The object of James F.'s criticism here is not 'a bit of doubt,' unless you want to argue that 'radical skepticism' means the same thing as 'a bit of doubt.' Criticizing radical skepticism in no way precludes 'a bit of doubt' in one's inquiry, I'd think. Or is your argument that doubt is unquantifiable after all (despite your wording) and therefore that a criticism of radical skepticism is in effect the same as an exclusion of 'a bit of doubt' and qualifies automatically as unthinking 'dogmatism'?
The Foucauldian struggle against the 'regime of truth' is not about having 'a bit of doubt' about truth. Foucault and other postmodernists refuse to make the science/ideology distinction, which, pace Angela, Marx did make (anyone remembers the distinction of scientific vs. utopian socialisms?). And that's the problem, because postmodernists can't defend the validity of their argument, nor do they practice what they say.
Angela wrote:
>she can't manage to say that ideology is also true, like
>marx did.
>the guff about ideology as a set of ideas one says 'yes' or
>'no' to
Is Angela (implicitly if not explicitly) saying that the science/ideology distinction is itself always false or ideological? In that case, there is a performative contradiction. (BTW, where is 'a bit of doubt' in Angela's remarks? I can't find any.)

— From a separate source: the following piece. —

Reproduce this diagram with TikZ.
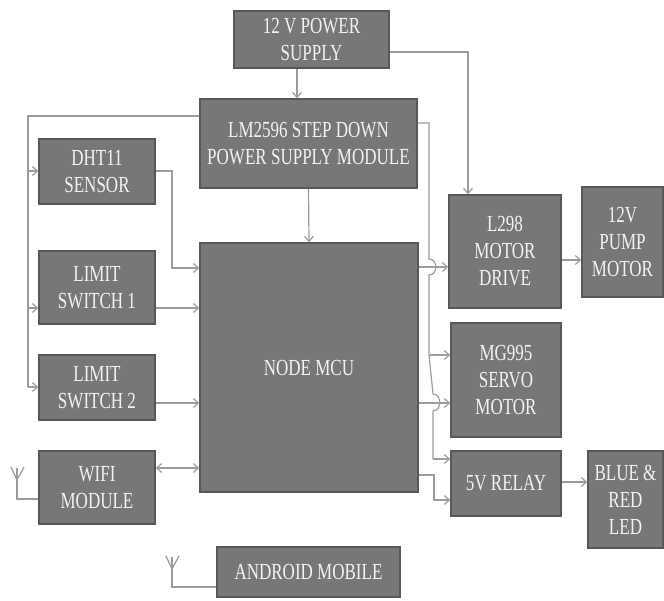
\documentclass[tikz,border=0pt]{standalone}
\usepackage{fontspec}
\setmainfont{Liberation Serif}[FakeStretch=0.74]
\usetikzlibrary{arrows.meta}
\definecolor{boxfill}{HTML}{777777}
\definecolor{boxline}{HTML}{585858}
\definecolor{wire}{HTML}{9C9C9C}
\definecolor{txt}{HTML}{F2F2F2}
\tikzset{
  blk/.style={draw=boxline, fill=boxfill, line width=1.6pt, text=txt, align=center,
    inner sep=0pt, font=\fontsize{23}{27}\selectfont},
  wr/.style={draw=wire, line width=1.2pt},
  arr/.style={wr, -{Straight Barb[length=5pt,width=9pt]}},
  darr/.style={wr, {Straight Barb[length=5pt,width=9pt]}-{Straight Barb[length=5pt,width=9pt]}},
}
\begin{document}
\begin{tikzpicture}[x=1pt,y=-1pt]
\useasboundingbox (0,0) rectangle (664,600);
% boxes
\node[blk, minimum width=155pt, minimum height=57pt] (ps) at (311.5,39.5) {12 V POWER\\SUPPLY};
\node[blk, minimum width=217pt, minimum height=89pt] (lm) at (308.5,143.5) {LM2596 STEP DOWN\\POWER SUPPLY MODULE};
\node[blk, minimum width=116pt, minimum height=65pt] (dht) at (97,171.5) {DHT11\\SENSOR};
\node[blk, minimum width=116pt, minimum height=73pt] (ls1) at (97,287.5) {LIMIT\\SWITCH 1};
\node[blk, minimum width=116pt, minimum height=65pt] (ls2) at (97,387.5) {LIMIT\\SWITCH 2};
\node[blk, minimum width=116pt, minimum height=73pt] (wifi) at (97,487.5) {WIFI\\MODULE};
\node[blk, minimum width=218pt, minimum height=249pt] (mcu) at (309,367.5) {NODE MCU};
\node[blk, minimum width=112pt, minimum height=113pt] (l298) at (505,251.5) {L298\\MOTOR\\DRIVE};
\node[blk, minimum width=81pt, minimum height=110pt] (pump) at (622.5,242) {12V\\PUMP\\MOTOR};
\node[blk, minimum width=110pt, minimum height=114pt] (mg) at (506,380) {MG995\\SERVO\\MOTOR};
\node[blk, minimum width=110pt, minimum height=65pt] (relay) at (506,483.5) {5V RELAY};
\node[blk, minimum width=75pt, minimum height=97pt] (led) at (625.5,499.5) {BLUE \&\\RED\\LED};
\node[blk, minimum width=183pt, minimum height=50pt] (android) at (308.5,572) {ANDROID MOBILE};
% power connections
\draw[arr] (297,68 |- ps.south) -- (297,99 |- lm.north);
\draw[arr] (ps.east |- 0,52) -- (468,52) -- (468,0 |- l298.north);
\draw[arr] (lm.south) -- (mcu.north);
\draw[wr] (lm.west |- 0,116) -- (28,116) -- (28,387);
\draw[arr] (28,171) -- (dht.west |- 0,171);
\draw[arr] (28,308) -- (ls1.west |- 0,308);
\draw[arr] (28,387) -- (ls2.west |- 0,387);
\coordinate (j1) at (429,355);
\coordinate (j2) at (433,459);
\draw[wr] (lm.east |- 0,123) -- (429,123) -- (429,259)
  .. controls (438,259) and (438,275) .. (429,275) -- (j1) -- (433,394)
  .. controls (442,394) and (442,411) .. (433,411) -- (j2);
\draw[arr] (j1) -- (mg.west |- j1);
\draw[arr] (j2) -- (relay.west |- j2);
% signal connections
\draw[arr] (dht.east |- 0,171) -- (172,171) -- (172,268) -- (mcu.west |- 0,268);
\draw[arr] (ls1.east |- 0,308) -- (mcu.west |- 0,308);
\draw[arr] (ls2.east |- 0,403) -- (mcu.west |- 0,403);
\draw[darr] (wifi.east |- 0,468) -- (mcu.west |- 0,468);
\draw[arr] (mcu.east |- 0,267) -- (l298.west |- 0,267);
\draw[arr] (mcu.east |- 0,403) -- (mg.west |- 0,403);
\draw[arr] (mcu.east |- 0,475) -- (434,475) -- (434,500) -- (relay.west |- 0,500);
\draw[arr] (l298.east |- 0,260) -- (pump.west |- 0,260);
\draw[arr] (relay.east |- 0,482) -- (led.west |- 0,482);
% antennas
\coordinate (a1) at (17,468);
\draw[wr] (wifi.west |- 0,499) -- (17,499) -- (a1);
\draw[wr] (11,467) -- (17,480) -- (24,467);
\coordinate (a2) at (172,557);
\draw[wr] (android.west |- 0,587) -- (172,587) -- (a2);
\draw[wr] (166,556) -- (172,569) -- (179,556);
\end{tikzpicture}
\end{document}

Or is it that, for Angela, all discourses are ideological but neither true nor false? That's a truth claim in itself (which self-deconstructs), though Angela wouldn't admit that it is. Anyway, why should we agree with her that 'all discourses are ideological but neither true nor false' to which we can't or shouldn't say 'yes' or 'no'? Or is it that only certain discourses are like that? If so, which ones? How does she make a distinction, and is her distinction not a truth claim after all?
What should compel our assent to Angela's or postmodernists' dogmatic assertions supported by neither evidence nor arguments?